La crise et les affaires boostent le FN.

Lentement mais sûrement, le Front National poursuit sa montée en puissance. Ainsi, Etienne Bousquet-Cassagne, le candidat « malheureux » du FN à Villeneuve-sur-Lot, a réalisé un très bon score puisqu’il a quasiment doublé ses voix entre le premier et le deuxième tour. Villeneuve-sur-Lot a été pendant quelques jours le centre de l’attention médiatique car cette élection législative partielle constitue un baromètre important du comportement des électeurs en période de crise, à un an de la prise de fonctions de François Hollande. Force est de constater qu’en dépit de ce que l’on appelle le Front Républicain, à savoir la mobilisation des électeurs de gauche pour voter UMP et faire barrage au FN, ce dernier dispose aujourd’hui d’un puissant socle électoral. 

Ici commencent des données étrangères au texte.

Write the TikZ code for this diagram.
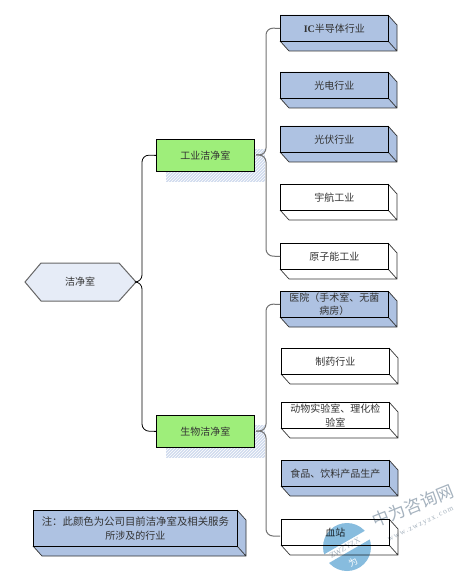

Il est vrai qu’un grand nombre de conditions sont réunies pour favoriser une progression rapide et durable du FN. Tout d’abord, la récession économique et son corollaire, la montée du chômage, inquiètent naturellement les Français qui sont de plus en plus pessimistes : peur du lendemain, peur pour leurs enfants… D’ailleurs, l’indicateur économique mesurant le moral des Français a atteint un plus bas historique en juin, il en va de même pour l’indicateur jugeant de leur niveau de vie futur… Face à l’impuissance du pouvoir en place et plus globalement des gouvernements successifs depuis 40 ans à endiguer le fléau du chômage, de plus en plus de Français sont donc sensibles aux sirènes de l’extrême droite. L’Europe et l’euro sont devenus de parfaits boucs émissaires et malgré son programme économique inepte qui propose le retour au franc, la fermeture des frontières et le contrôle des changes, le FN continue de surfer sur la crise et prend de l’ampleur dans l’échiquier politique.

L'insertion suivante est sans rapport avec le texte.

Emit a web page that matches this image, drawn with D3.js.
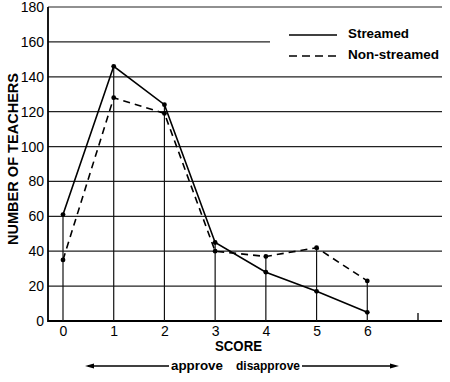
<!DOCTYPE html>
<html><head><meta charset="utf-8">
<script src="https://cdn.jsdelivr.net/npm/d3@7"></script>
<style>
body{margin:0;background:#fff;}
svg{display:block;}
</style></head>
<body>
<svg id="c" width="450" height="382"></svg>
<script>
const scores = [0,1,2,3,4,5,6];
const streamed = [61,146,124,45,28,17,5];
const nonStreamed = [35,128,119,40,37,42,23];
const yTicks = [0,20,40,60,80,100,120,140,160,180];
const seriesNames = ["Streamed","Non-streamed"];
const yTitle = "NUMBER OF TEACHERS";
const xTitle = "SCORE";
const leftNote = "approve";
const rightNote = "disapprove";

const svg = d3.select("#c");
const x = d3.scaleLinear().domain([0,7]).range([63,418]);
const y = d3.scaleLinear().domain([0,180]).range([321,7]);
const x0 = 48, x1 = 442;
const cond = "'Liberation Sans',Arial,sans-serif";

function label(sel, len){
  return sel.attr("font-family",cond).attr("font-weight","bold")
    .attr("textLength",len).attr("lengthAdjust","spacingAndGlyphs").attr("fill","#000");
}

// gridlines
svg.append("g").selectAll("line").data(yTicks.filter(d=>d>0)).join("line")
  .attr("x1",x0).attr("x2",d=>d===160?270:x1)
  .attr("y1",d=>y(d)).attr("y2",d=>y(d))
  .attr("stroke","#222").attr("stroke-width",1.2);

// axes
svg.append("line").attr("x1",x0).attr("x2",x0).attr("y1",y(180)).attr("y2",y(0)+1)
  .attr("stroke","#000").attr("stroke-width",1.8);
svg.append("line").attr("x1",x0).attr("x2",x1).attr("y1",y(0)).attr("y2",y(0))
  .attr("stroke","#000").attr("stroke-width",1.8);
svg.append("line").attr("x1",x(7)).attr("x2",x(7)).attr("y1",y(0)).attr("y2",y(0)-8)
  .attr("stroke","#000").attr("stroke-width",1.3);

// y tick labels
const ya = d3.axisLeft(y).tickValues(yTicks).tickSize(0).tickPadding(4);
const gy = svg.append("g").attr("transform",`translate(${x0},0)`).call(ya);
gy.select(".domain").remove();
gy.selectAll("text").attr("font-family","'Liberation Sans',Arial,sans-serif")
  .attr("font-size",14).attr("fill","#000");

// x tick labels
const xa = d3.axisBottom(x).tickValues(scores).tickSize(0).tickPadding(5).tickFormat(d3.format("d"));
const gx = svg.append("g").attr("transform",`translate(0,${y(0)})`).call(xa);
gx.select(".domain").remove();
gx.selectAll("text").attr("font-family","'Liberation Sans',Arial,sans-serif")
  .attr("font-size",14).attr("fill","#000");

// drop lines
svg.append("g").selectAll("line").data(scores).join("line")
  .attr("x1",d=>x(d)).attr("x2",d=>x(d))
  .attr("y1",(d,i)=>y(Math.max(streamed[i],nonStreamed[i]))).attr("y2",y(0))
  .attr("stroke","#111").attr("stroke-width",1.2);

const line = d3.line().x((d,i)=>x(scores[i])).y(d=>y(d));
svg.append("path").datum(streamed).attr("d",line).attr("fill","none")
  .attr("stroke","#000").attr("stroke-width",1.6);
svg.append("path").datum(nonStreamed).attr("d",line).attr("fill","none")
  .attr("stroke","#000").attr("stroke-width",1.6).attr("stroke-dasharray","7,5");

[streamed,nonStreamed].forEach(s=>{
  svg.append("g").selectAll("circle").data(s).join("circle")
    .attr("cx",(d,i)=>x(scores[i])).attr("cy",d=>y(d)).attr("r",2.4).attr("fill","#000");
});

// legend
svg.append("line").attr("x1",289).attr("x2",337).attr("y1",35).attr("y2",35)
  .attr("stroke","#000").attr("stroke-width",1.6);
svg.append("line").attr("x1",289).attr("x2",337).attr("y1",56).attr("y2",56)
  .attr("stroke","#000").attr("stroke-width",1.6).attr("stroke-dasharray","8,5");
label(svg.append("text").attr("x",348).attr("y",38).text(seriesNames[0]).attr("font-size",13),61);
label(svg.append("text").attr("x",348).attr("y",59).text(seriesNames[1]).attr("font-size",13),91);

// axis titles
label(svg.append("text").attr("transform","translate(18,159) rotate(-90)").attr("text-anchor","middle")
  .text(yTitle).attr("font-size",14),172);
label(svg.append("text").attr("x",238.5).attr("y",351).attr("text-anchor","middle").text(xTitle)
  .attr("font-size",14),47);

// approve / disapprove arrow
const noteY = 366;
label(svg.append("text").attr("x",171).attr("y",370).text(leftNote).attr("font-size",13.5),52);
label(svg.append("text").attr("x",236).attr("y",370).text(rightNote).attr("font-size",13.5),64);
svg.append("line").attr("x1",88).attr("x2",169).attr("y1",noteY).attr("y2",noteY).attr("stroke","#000").attr("stroke-width",1.3);
svg.append("line").attr("x1",302).attr("x2",395).attr("y1",noteY).attr("y2",noteY).attr("stroke","#000").attr("stroke-width",1.3);
svg.append("path").attr("d",`M85,${noteY} l9,-2.5 l0,5 z`).attr("fill","#000");
svg.append("path").attr("d",`M399,${noteY} l-9,-2.5 l0,5 z`).attr("fill","#000");
</script>
</body></html>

Par ailleurs, non seulement les hommes politiques au pouvoir ou qui ont exercé le pouvoir sont considérés comme inefficaces, mais un vent de « tous pourris » souffle de plus en plus fort du fait de la recrudescence des affaires : commission d’enquête parlementaire pour Cahuzac, mise en examen pour escroquerie en bande organisée pour Bernard Tapie avec Christine Lagarde et Stéphane Richard qui se renvoient la balle, affaire Guéant, affaire Ziad Takieddine mettant en cause Edouard Balladur dans le cadre du financement de sa campagne présidentielle de 1995… Mettons-nous à la place de nos compatriotes pour lesquels il n’y a bien souvent pas de fumée sans feu…

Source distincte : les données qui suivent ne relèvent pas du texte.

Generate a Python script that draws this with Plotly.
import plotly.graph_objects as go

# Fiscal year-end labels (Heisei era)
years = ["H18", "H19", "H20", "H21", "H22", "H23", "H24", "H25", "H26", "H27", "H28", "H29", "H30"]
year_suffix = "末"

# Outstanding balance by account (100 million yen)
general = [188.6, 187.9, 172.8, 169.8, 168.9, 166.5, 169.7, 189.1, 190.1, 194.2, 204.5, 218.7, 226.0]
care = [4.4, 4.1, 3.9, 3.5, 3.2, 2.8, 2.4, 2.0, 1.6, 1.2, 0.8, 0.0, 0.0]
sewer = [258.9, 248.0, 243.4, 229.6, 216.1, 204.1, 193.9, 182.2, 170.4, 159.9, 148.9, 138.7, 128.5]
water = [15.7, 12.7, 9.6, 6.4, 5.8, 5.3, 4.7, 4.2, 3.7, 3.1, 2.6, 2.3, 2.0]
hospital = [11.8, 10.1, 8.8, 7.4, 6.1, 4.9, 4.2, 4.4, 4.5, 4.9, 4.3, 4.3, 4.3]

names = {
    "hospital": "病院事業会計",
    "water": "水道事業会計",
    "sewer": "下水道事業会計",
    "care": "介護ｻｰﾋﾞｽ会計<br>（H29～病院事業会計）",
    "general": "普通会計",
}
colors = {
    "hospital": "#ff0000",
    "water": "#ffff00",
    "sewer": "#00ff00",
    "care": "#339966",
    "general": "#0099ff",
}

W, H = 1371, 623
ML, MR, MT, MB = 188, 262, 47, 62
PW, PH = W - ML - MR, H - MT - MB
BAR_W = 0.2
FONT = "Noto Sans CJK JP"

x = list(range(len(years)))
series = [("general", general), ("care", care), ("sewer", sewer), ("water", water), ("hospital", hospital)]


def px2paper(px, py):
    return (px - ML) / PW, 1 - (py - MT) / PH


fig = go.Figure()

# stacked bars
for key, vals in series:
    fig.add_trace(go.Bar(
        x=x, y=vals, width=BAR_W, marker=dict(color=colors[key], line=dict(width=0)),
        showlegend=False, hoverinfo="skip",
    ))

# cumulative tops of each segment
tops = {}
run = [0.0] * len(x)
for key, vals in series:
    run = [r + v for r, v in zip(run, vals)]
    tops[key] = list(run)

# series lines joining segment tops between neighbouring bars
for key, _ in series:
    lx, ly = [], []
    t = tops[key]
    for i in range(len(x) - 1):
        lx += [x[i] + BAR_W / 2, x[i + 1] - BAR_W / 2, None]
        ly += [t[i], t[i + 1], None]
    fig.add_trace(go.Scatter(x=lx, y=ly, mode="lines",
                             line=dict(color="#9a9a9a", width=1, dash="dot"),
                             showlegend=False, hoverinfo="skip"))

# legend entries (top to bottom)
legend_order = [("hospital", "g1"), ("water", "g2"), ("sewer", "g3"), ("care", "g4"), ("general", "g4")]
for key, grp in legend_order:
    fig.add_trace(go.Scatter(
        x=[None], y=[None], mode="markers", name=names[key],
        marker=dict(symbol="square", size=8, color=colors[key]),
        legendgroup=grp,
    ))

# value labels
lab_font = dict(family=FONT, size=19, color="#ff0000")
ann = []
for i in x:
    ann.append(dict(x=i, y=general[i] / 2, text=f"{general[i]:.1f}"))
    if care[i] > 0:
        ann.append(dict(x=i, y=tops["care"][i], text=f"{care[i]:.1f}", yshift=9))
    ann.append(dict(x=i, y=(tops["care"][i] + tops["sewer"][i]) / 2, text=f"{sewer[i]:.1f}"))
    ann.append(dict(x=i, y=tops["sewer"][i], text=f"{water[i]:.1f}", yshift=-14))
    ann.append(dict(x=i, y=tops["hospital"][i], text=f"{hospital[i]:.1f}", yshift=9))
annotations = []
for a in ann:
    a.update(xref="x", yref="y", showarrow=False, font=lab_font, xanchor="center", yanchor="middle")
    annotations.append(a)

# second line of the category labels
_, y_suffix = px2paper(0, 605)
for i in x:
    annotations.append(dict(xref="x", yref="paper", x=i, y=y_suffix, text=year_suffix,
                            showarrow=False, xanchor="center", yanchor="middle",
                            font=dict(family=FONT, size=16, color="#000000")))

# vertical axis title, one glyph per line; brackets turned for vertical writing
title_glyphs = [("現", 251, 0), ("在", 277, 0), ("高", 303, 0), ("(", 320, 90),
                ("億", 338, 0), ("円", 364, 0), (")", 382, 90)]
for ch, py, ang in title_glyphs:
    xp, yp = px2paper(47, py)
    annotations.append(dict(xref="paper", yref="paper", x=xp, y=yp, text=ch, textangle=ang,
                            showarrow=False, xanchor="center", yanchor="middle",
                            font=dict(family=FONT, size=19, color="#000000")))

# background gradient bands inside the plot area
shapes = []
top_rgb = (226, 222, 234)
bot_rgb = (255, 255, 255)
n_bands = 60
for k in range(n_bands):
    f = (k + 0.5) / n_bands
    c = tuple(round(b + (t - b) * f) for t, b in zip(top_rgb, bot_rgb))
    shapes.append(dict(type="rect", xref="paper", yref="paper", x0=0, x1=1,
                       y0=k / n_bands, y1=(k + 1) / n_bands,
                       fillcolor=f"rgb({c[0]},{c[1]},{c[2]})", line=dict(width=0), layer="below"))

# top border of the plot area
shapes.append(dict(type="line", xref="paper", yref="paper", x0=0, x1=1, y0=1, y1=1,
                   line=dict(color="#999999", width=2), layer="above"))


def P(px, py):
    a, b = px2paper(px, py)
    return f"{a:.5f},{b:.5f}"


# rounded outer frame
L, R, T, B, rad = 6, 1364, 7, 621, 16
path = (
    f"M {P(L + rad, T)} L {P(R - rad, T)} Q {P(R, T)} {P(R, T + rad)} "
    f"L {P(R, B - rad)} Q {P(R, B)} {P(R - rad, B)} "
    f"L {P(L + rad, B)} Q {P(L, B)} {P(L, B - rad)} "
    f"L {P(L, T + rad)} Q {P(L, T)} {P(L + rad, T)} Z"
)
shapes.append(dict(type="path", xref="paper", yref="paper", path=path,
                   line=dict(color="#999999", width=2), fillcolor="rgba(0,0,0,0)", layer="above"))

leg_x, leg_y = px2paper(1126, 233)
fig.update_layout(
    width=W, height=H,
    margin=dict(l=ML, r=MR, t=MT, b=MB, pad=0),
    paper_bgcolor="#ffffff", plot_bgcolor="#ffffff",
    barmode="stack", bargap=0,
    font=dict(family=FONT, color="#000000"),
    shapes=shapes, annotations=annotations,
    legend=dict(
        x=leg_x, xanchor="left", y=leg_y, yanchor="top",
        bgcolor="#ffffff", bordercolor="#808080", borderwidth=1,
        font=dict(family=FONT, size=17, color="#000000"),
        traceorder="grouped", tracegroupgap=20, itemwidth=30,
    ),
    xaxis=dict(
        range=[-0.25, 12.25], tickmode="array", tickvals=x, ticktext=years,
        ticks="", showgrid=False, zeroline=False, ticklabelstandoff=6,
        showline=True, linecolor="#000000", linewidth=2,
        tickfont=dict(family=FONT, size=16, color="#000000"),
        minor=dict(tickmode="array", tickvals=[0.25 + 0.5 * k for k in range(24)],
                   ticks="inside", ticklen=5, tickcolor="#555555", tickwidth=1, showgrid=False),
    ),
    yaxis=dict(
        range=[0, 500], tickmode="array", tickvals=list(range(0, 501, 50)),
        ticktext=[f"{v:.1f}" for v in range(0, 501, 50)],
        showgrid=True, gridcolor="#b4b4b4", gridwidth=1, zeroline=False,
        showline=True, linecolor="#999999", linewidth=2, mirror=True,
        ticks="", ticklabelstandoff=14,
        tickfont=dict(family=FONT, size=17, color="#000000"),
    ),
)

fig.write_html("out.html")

Autre facteur important : « l’effet boomerang Nicolas Sarkozy ». En effet, alors que ce dernier avait fait de la surenchère démagogique lors de sa campagne de 2007 sur le front de la sécurité (Karcher) et de l’immigration, beaucoup d’électeurs FN tout d’abord séduits ont ensuite été très déçus et ont rejoint durablement le camp de Marine Le Pen. En dépit des efforts actuels d’une partie de l’UMP et de Jean-François Copé pour les récupérer, ces derniers jurent qu’ils ne se feront pas avoir une deuxième fois. Facteur aggravant, le pouvoir en place et l’UMP sont souvent perçus comme n’étant pas en mesure de faire face à l’insécurité qui règne dans le pays.  

Enfin, alors que Jean-Marie Le Pen était violent verbalement et dérapait souvent, sa fille Marine par ailleurs très éloquente s’est achetée une conduite, permettant au parti de s’institutionnaliser. Pourtant le contenu reste le même, seul le contenant a changé… La progression de Marine Le Pen est à ce titre impressionnante. Rappelons-nous de l’année 2007 où une grande partie de l’électorat du FN avait été « siphonné » par Nicolas Sarkozy, ramenant le Pen à 10,44 % au premier tour de la présidentielle après son score de 17 % en 2002. Le parti d’extrême droite était exsangue et son président réduit à la « mendicité cathodique » pour sauver les meubles. Mais la prédiction de Jean-Marie Le Pen en 2007 à propos de Nicolas Sarkozy : « Vous verrez quand l’illusionniste descendra de scène» s’est révélée exacte… Résultat : alors que beaucoup pensaient que le FN était fini et que Sarkozy était parti pour 10 années à l’Elysée, Marine Le Pen a réalisé 17,9 % à la présidentielle de 2012, soit encore mieux que son père. Dans le contexte actuel, le FN ne manque pas de carburant et sa progression risque de s’amplifier. De fait, l’un des objectifs de Nicolas Sarkozy est d’apparaitre comme l’homme providentiel constituant l’ultime rempart face à la montée de l’extrême droite. A suivre…     

 

 

La phrase de la semaine :

« C’est le pire des traitres, il n’est pas capable de me dire en face ce qu’il dit dans les médias ». Nicolas Sarkozy à propos de François Fillon.